Query | AlltheWeb | Baidu | Sohu | |
---|---|---|---|---|
吧 | 3,910,000 | 7,786,923 | 25,100,000 | 5,432,327 |
巴 | 574,000 | 1,307,355 | 7,870,000 | 885,495 |
的 | N/A | 60,302,661 | 231,000,000 | N/A |
的哥 | 56,000 Quotation marks required |
66,362 Exact form |
107,000 Exact form |
58,607 Exact form Provides spelling choice of "低格" |
和 | 6,640,000 | 37,163,603 | 110,000,000 | 32,900,562 |
或 | 4,610,000 | 19,272,258 | 61,900,000 | 14,484,466 |
加 | 2,650,000 | 6.045,707 | 22,600,000 | 3,888,790 |
山大 | 43,100 Not exact form |
43,794 Exact form | 109,000 Exact form |
43,104 Exact form |
三生 | 31,500 | 45,602 | 163,000 | 28,877 Provides alternative spellings of "三盛" "三声" |
电脑 | 4,470,000 Includes both电脑 and 计算机; with quotation marks, 4,280,000 hits |
6,722,568 Exact form | 37,500,000 Exact form |
4,483,390 Exact form |
AlltheWeb had problems with the correct identification of retrieved documents. As shown in Figure 1, although the search was limited to Chinese in its two forms (Simple and Traditional), the first document retrieved with the query of 巴 was in Korean; other documents retrieved using the same query were also in Korean.
Appropriate segmentation is still a problem for search engines, although Baidu and Sohu, the local engines, fared better than Google and AlltheWeb.
All four search engines had problems in identifying correct word segmentations. For the query 三生, "高三生" [a compound word: 高三: grade 3 of high school +生 student(s): grade 3 high school student(s)] appeared in the first ten hits of Google (One hit is shown in Figure 2) and AlltheWeb search, and in the 19th and 134th hits of Sohu and Baidu respectively, where "初三生" (grade 3 junior school students) and "大三生" (grade 3 college students) were chosen. Similarly, there were some problems in segmenting 山大. AlltheWeb and Baidu's 10th hit were 东阳山大酒店 and 亚力山大, which should be segmented as 东阳山+大酒店 (Mountain Dongyang + grand hotel) and 亚力山大 (the transliteration of Alexander). Google and Sohu encountered the same problems in their 11th and 13th hits: 盘龙山庄大酒店 (盘龙+山庄+大酒店=Panlong Cottage Grand Hotel) and 普陀山大酒店 (普陀山+大酒店=Mountain Putuo Grand Hotel). In this case, Google's 11th hit embedded another character "庄" (village, cottage) between the two characters 山 and 大 as shown in Figure 3.
For 电脑 (computer), Google considered 电脑 a Traditional Chinese word, while 计算机 was treated as a Simplified Chinese word, and included both words in its hits. In fact, the two words are used as synonyms. Both Google and AlltheWeb could not correctly display at least one hit from http://www.cfan.net.cn/ (Figures 4 and 5). Google had two hits of this URL: it displayed correctly the second hit, but had display problems similar to AlltheWeb's in the first hit.

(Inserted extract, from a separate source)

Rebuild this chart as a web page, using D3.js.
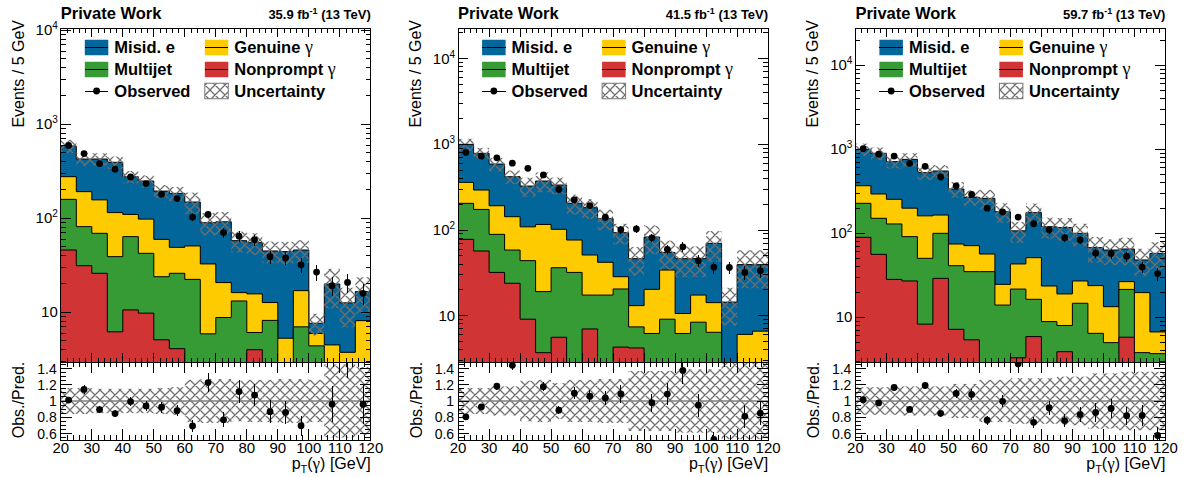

As the Web continues to become more multilingual, and as languages other than English continue to gain ground on the Web, the need to develop search engines to handle all these languages has become more apparent. Documents published in languages that do not share the linguistic characteristics of English are more likely to be missed or improperly indexed by major search engines than English documents.
This exploratory study showed that major search engines designed for English do not handle Chinese queries as well as search engines specifically designed for Chinese do. Research on other languages has reached similar results, pointing to the need for new approaches to IR issues on the Web and for serious investigations of the feasibility of developing super search engines capable of handling a multitude of languages with equal degrees of effectiveness and efficiency. For the Web to be truly multilingual and truly accessible to people of different linguistic backgrounds, its main information locators, the major search engines, must evolve and go beyond English to accommodate other languages.
It might be unrealistic at this point to suggest that search engines should be equipped with all the linguistic tools capable of handling all languages, but a gradual progress towards this goal is not far fetched. The developers of search engines should seriously start looking at implementing the basic requirements of truly multilingual engines, starting with accommodating the morphological differences among languages and moving towards handling syntax rules and word segmentation mechanisms. There is a growing body of research on the morphologies of different languages and their effect on IR; the developers of search engines should pay attention to the results of this research and use them towards the development of engines with capabilities to handle queries with the same degree of effectiveness regardless of the language used.